Please print the lines between the one with "Write a Python" and the one with "top_v = [4, 4, 5, 5, 4, 4, 5, 5, 4, 4, 5]", both ends included, exactly as written, with no pictures.

[start Records for the task]

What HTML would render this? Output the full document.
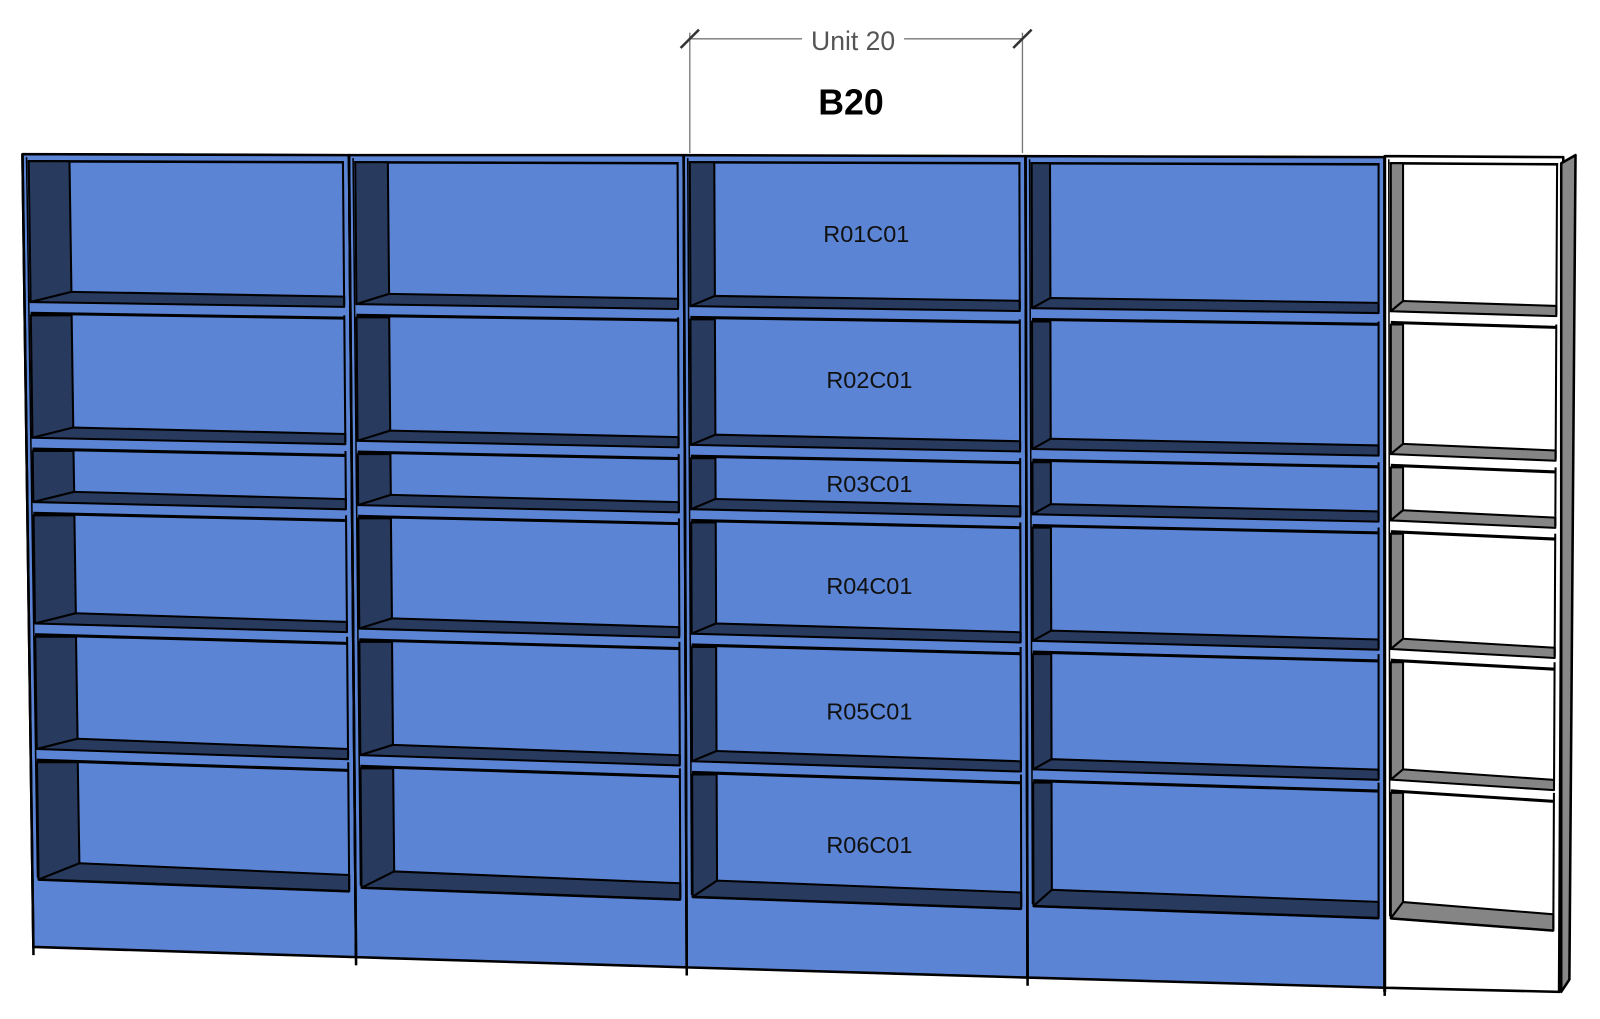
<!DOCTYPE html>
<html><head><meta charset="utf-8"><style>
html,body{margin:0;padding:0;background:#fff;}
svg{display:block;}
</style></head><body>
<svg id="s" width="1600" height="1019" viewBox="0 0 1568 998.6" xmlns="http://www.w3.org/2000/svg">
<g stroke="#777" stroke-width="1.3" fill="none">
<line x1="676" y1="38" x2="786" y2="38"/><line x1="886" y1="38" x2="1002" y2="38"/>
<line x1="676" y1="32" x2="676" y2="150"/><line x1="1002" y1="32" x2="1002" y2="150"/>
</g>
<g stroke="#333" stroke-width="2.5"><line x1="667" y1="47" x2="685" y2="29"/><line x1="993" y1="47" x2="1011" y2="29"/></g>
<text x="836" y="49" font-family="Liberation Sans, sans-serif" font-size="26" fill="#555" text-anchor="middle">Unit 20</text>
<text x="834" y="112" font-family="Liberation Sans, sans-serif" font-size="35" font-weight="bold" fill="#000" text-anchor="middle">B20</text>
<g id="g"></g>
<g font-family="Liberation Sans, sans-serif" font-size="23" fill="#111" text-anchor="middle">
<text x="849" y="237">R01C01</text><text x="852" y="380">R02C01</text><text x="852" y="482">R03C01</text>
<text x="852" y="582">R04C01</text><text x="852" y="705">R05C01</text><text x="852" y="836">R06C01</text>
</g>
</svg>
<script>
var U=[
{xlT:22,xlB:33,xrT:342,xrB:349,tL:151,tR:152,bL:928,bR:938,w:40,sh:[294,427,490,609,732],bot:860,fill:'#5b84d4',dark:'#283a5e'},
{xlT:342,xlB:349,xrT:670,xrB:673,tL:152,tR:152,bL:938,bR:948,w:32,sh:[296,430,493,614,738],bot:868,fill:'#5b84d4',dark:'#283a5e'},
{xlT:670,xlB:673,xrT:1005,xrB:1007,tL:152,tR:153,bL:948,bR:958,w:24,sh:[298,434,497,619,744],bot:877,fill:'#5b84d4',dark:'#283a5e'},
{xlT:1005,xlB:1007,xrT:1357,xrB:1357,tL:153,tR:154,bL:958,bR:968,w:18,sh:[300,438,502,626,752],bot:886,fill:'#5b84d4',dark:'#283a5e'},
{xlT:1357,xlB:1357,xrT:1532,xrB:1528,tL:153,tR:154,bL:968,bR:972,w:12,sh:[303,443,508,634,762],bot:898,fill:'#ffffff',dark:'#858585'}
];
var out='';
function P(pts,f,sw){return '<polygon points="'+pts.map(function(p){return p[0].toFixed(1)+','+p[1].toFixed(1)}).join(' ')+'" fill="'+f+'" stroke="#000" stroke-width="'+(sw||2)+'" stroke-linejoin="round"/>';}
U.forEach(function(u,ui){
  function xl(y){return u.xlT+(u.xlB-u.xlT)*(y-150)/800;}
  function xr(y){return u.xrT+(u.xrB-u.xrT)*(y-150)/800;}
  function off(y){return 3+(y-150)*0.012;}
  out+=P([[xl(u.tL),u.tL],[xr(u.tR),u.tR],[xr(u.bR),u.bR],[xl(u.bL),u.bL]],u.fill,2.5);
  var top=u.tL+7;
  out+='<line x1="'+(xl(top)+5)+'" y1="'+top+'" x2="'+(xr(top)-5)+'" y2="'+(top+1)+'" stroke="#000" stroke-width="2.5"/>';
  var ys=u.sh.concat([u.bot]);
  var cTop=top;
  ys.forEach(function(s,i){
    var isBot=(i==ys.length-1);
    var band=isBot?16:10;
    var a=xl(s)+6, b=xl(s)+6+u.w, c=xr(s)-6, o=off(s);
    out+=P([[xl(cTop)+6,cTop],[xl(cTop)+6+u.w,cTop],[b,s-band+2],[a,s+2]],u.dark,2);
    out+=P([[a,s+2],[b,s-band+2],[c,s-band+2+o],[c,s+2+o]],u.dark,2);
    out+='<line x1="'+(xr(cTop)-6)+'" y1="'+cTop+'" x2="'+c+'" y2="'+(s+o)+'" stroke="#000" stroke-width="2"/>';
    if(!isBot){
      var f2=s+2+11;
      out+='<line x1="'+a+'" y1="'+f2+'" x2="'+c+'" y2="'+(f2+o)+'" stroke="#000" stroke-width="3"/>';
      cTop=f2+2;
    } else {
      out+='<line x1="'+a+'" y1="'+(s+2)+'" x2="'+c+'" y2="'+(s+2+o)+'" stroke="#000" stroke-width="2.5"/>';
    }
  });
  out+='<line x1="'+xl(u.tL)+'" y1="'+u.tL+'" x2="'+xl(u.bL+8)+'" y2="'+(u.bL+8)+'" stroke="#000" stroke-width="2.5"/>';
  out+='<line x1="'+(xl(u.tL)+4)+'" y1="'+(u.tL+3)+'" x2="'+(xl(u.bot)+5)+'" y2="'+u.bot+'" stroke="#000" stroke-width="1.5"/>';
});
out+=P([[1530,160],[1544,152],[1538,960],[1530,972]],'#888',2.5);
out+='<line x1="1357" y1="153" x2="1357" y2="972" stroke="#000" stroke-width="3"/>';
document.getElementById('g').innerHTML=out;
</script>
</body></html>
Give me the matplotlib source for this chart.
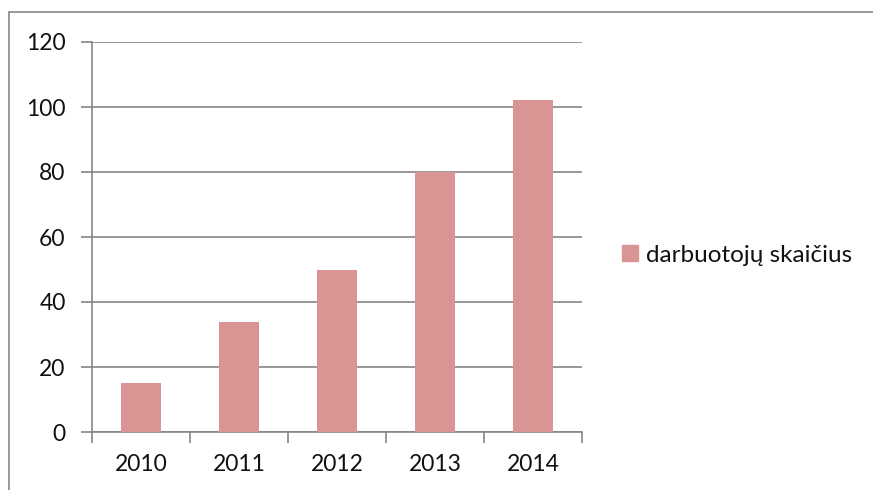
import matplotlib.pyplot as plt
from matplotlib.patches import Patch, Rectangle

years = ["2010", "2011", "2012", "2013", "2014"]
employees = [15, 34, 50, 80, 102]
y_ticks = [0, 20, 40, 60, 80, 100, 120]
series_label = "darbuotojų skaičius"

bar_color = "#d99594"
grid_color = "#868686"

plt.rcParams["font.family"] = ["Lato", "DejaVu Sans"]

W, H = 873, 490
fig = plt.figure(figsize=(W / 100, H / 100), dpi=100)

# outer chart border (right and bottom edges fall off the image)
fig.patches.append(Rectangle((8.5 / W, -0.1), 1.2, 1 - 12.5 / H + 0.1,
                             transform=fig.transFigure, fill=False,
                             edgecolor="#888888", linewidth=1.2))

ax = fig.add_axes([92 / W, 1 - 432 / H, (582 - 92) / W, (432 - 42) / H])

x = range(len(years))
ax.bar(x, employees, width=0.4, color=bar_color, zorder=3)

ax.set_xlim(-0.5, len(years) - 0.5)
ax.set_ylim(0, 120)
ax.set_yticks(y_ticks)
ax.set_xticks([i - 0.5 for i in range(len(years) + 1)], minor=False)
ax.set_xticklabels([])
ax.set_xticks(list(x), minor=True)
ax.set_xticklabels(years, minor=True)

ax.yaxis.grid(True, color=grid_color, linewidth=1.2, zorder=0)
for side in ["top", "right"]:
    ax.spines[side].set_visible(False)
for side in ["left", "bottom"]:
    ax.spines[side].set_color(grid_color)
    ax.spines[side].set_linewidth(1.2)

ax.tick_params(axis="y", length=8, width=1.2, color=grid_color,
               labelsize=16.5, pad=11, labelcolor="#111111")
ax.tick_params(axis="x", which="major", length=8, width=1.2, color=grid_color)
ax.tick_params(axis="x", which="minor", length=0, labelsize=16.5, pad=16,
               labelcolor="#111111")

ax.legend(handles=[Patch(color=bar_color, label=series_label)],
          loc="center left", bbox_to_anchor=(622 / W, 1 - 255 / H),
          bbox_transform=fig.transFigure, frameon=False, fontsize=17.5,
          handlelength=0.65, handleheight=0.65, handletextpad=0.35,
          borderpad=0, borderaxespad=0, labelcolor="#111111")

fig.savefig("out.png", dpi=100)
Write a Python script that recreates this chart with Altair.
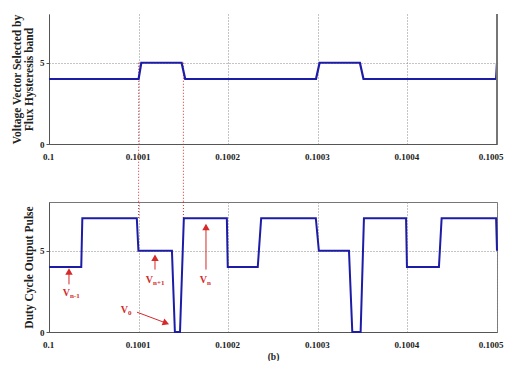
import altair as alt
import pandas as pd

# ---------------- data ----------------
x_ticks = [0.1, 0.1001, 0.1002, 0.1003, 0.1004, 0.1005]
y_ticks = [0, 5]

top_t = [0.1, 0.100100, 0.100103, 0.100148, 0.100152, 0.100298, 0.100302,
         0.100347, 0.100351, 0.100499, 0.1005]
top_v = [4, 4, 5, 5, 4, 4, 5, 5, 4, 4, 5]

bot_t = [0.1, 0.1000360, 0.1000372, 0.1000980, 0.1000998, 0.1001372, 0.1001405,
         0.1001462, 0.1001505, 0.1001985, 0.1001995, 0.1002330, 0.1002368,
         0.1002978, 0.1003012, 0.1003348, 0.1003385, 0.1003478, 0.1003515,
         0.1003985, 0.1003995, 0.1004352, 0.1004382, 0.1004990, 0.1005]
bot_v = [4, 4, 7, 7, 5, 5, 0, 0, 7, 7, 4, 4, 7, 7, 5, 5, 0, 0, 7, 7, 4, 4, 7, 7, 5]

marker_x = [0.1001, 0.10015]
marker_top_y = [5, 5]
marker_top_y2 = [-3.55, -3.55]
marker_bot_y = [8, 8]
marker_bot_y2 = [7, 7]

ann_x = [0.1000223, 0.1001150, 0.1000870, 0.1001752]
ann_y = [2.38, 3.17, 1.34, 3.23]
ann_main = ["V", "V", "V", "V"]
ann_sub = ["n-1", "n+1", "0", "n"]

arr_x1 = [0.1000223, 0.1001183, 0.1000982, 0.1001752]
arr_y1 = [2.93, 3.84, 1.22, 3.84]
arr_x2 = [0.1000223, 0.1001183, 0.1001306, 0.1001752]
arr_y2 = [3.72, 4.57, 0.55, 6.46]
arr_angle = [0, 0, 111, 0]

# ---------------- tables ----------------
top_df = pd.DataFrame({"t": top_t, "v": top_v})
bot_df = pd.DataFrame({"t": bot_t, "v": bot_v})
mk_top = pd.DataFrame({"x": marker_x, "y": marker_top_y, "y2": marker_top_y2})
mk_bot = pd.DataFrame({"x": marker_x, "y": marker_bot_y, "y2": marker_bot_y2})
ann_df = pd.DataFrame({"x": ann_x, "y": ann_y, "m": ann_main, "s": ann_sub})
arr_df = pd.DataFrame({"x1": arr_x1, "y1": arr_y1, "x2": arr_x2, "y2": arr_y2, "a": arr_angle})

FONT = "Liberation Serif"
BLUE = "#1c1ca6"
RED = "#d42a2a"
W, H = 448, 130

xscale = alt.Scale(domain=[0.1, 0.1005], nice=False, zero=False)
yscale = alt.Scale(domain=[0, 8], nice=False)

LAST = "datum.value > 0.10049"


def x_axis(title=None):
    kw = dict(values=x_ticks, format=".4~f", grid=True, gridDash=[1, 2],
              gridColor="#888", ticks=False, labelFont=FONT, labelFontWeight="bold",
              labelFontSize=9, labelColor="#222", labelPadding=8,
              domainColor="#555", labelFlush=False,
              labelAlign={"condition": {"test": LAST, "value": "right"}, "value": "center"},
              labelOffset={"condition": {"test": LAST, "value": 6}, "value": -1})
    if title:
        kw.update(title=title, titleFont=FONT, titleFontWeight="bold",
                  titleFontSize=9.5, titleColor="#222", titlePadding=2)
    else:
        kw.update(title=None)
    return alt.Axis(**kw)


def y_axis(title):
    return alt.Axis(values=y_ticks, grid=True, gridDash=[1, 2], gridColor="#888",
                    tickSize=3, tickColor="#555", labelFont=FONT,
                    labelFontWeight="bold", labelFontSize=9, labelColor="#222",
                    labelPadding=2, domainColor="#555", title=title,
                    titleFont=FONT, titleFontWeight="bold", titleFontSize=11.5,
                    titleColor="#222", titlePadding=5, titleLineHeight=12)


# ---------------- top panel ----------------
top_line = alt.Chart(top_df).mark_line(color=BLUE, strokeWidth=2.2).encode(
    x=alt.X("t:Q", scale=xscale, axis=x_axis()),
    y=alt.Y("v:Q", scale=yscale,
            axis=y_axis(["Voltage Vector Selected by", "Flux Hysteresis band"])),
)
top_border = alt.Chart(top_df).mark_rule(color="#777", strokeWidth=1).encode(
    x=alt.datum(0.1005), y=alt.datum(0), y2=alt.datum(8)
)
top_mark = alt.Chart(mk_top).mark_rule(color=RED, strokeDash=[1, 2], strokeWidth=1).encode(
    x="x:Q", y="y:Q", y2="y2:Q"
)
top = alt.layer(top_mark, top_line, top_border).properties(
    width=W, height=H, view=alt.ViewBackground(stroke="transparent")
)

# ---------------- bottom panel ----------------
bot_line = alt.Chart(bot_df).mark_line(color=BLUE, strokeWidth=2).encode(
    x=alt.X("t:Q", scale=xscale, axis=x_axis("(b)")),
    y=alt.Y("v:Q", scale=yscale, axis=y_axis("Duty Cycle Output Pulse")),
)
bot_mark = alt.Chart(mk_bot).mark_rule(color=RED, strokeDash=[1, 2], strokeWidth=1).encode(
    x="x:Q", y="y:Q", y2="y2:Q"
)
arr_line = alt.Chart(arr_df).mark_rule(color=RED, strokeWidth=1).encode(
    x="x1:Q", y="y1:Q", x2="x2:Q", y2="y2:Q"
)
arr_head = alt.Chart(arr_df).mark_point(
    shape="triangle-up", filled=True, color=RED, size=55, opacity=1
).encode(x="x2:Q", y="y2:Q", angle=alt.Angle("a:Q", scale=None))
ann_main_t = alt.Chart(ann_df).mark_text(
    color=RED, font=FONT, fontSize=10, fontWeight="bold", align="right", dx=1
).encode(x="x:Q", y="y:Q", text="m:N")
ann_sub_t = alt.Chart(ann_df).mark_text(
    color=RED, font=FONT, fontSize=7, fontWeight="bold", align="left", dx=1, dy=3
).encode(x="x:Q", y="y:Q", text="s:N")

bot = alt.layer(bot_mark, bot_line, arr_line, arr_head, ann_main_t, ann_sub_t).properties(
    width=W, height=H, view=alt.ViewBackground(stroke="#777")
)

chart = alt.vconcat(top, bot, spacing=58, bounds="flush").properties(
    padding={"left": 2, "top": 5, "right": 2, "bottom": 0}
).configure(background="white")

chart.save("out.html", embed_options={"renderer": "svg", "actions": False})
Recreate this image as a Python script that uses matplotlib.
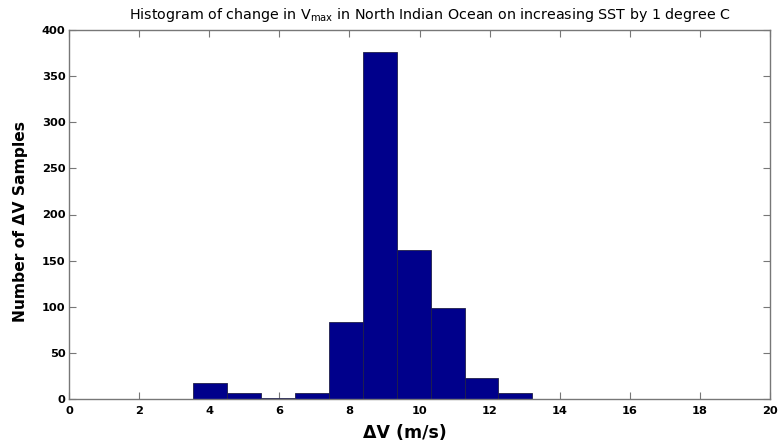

[end Records for the task]

## Reply:
Write a Python script that recreates this chart with Altair.
import altair as alt
import pandas as pd

# ---------------- data ----------------
x_ticks = [0.1, 0.1001, 0.1002, 0.1003, 0.1004, 0.1005]
y_ticks = [0, 5]

top_t = [0.1, 0.100100, 0.100103, 0.100148, 0.100152, 0.100298, 0.100302,
         0.100347, 0.100351, 0.100499, 0.1005]
top_v = [4, 4, 5, 5, 4, 4, 5, 5, 4, 4, 5]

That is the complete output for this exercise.